The idea of this solution is to appeal to the Beta function and then to exchange the order of integration and summation (made possible by Fubini's theorem).

$$\begin{align} \sum\limits_{n=1}^\infty\prod\limits_{k=1}^n\frac{k}{k+a}&=\sum\limits_{n=1}^\infty\frac{n!}{(1+a)(2+a)\cdots(n+a)} \\&=\sum\limits_{n=1}^\infty\frac{\Gamma(n+1)\Gamma(1+a)}{\Gamma(n+a+1)} \\&=\Gamma(1+a)\sum\limits_{n=1}^\infty\frac{\Gamma(n+1)}{\Gamma(n+a+1)} \\&=\frac{\Gamma(1+a)}{\Gamma(a)}\sum\limits_{n=1}^\infty\frac{\Gamma(n+1)\Gamma(a)}{\Gamma(n+a+1)} \\&=a\sum\limits_{n=1}^\infty \operatorname{B}(n+1,a) \\&=a\sum\limits_{n=1}^\infty\int\limits_0^1t^n(1-t)^{a-1}\,dt \\&=a\int\limits_0^1\sum\limits_{n=1}^\infty t^n(1-t)^{a-1}\,dt \\&=a\int\limits_0^1\frac{t(1-t)^{a-1}}{1-t}\,dt \\&=a\int\limits_0^1t(1-t)^{a-2}\,dt \\&=a\operatorname{B}(2,a-1) \\&=\frac{a}{a(a-1)} \\&=\frac{1}{a-1} \end{align}$$

Note that we used $a>1$ when evaluating $\operatorname{B}(2,a-1)$, since the beta function is only defined when both arguments are greater than $0$.

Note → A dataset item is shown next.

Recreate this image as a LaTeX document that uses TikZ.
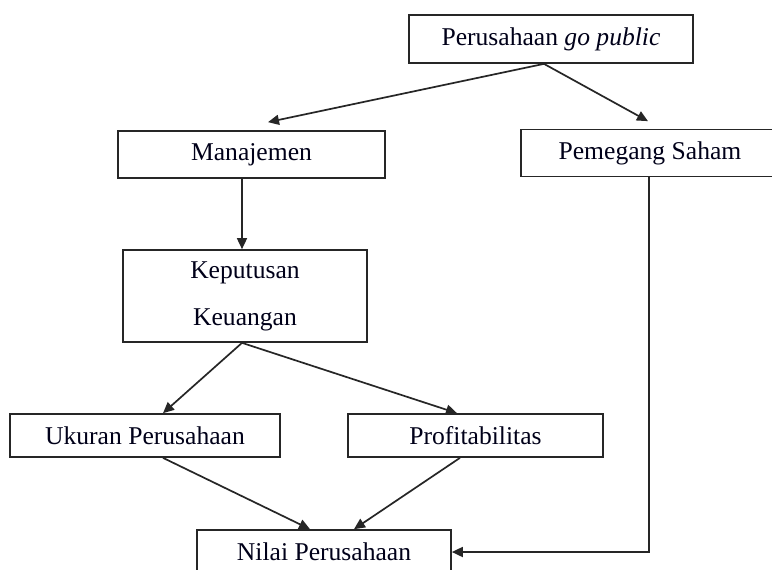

A final note: the restriction $a>1$ is sharp in the sense that when $a=1$ the inside product simplifies to $$\prod\limits_{k=1}^n\frac{k}{k+1}=\frac{1}{n+1}$$ so the sum becomes $$\sum\limits_{n=1}^\infty\prod\limits_{k=1}^n\frac{k}{k+1}=\frac{1}{2}+\frac{1}{3}+\frac{1}{4}+\dots=\infty$$ and for $a<1$ in essence we can use the comparison test with the $a=1$ case to show that the sum diverges.

Answer 3

Another possible trick is the following one. For any $a$ such that $\Re(a)>1$, let: $$ f(a) = \sum_{n=1}^{+\infty}\prod_{k=1}^{n}\frac{k}{k+a} $$ Since: $$\begin{eqnarray*} \frac{1}{a+1}\, f(a+1) &=& \sum_{n=1}^{+\infty}\frac{n!}{(a+1)(a+2)\cdot\ldots\cdot(a+n+1)}\\&=&\sum_{n=1}^{+\infty}\frac{(n-1)!}{(a+2)\cdot\ldots\cdot(a+n)}\left(\frac{1}{a+1}-\frac{1}{a+n+1}\right)\end{eqnarray*}$$ it follows that: $$\frac{1}{a+1}\,f(a+1) = f(a+1)-f(a+2)\tag{1} $$ or: $$ a\, f(a+1) = (a+1)\, f(a+2)\tag{2} $$ So, given that $ z\,f(z+1) $ is an analytic function on $\Re(z)>1$, we have that $z\,f(z+1)$ is constant, and: $$ 2\, f(3) = \sum_{n=1}^{+\infty}\frac{12}{(n+1)(n+2)(n+3)}=\sum_{n=1}^{+\infty}\left(\frac{6}{n+1}-\frac{12}{n+2}+\frac{6}{n+3}\right)=\color{red}{1}\tag{3} $$ by the telescopic property. This gives that over $\Re(a)>1$, $$ f(a) = \color{red}{\frac{1}{a-1}}\tag{4}$$ holds.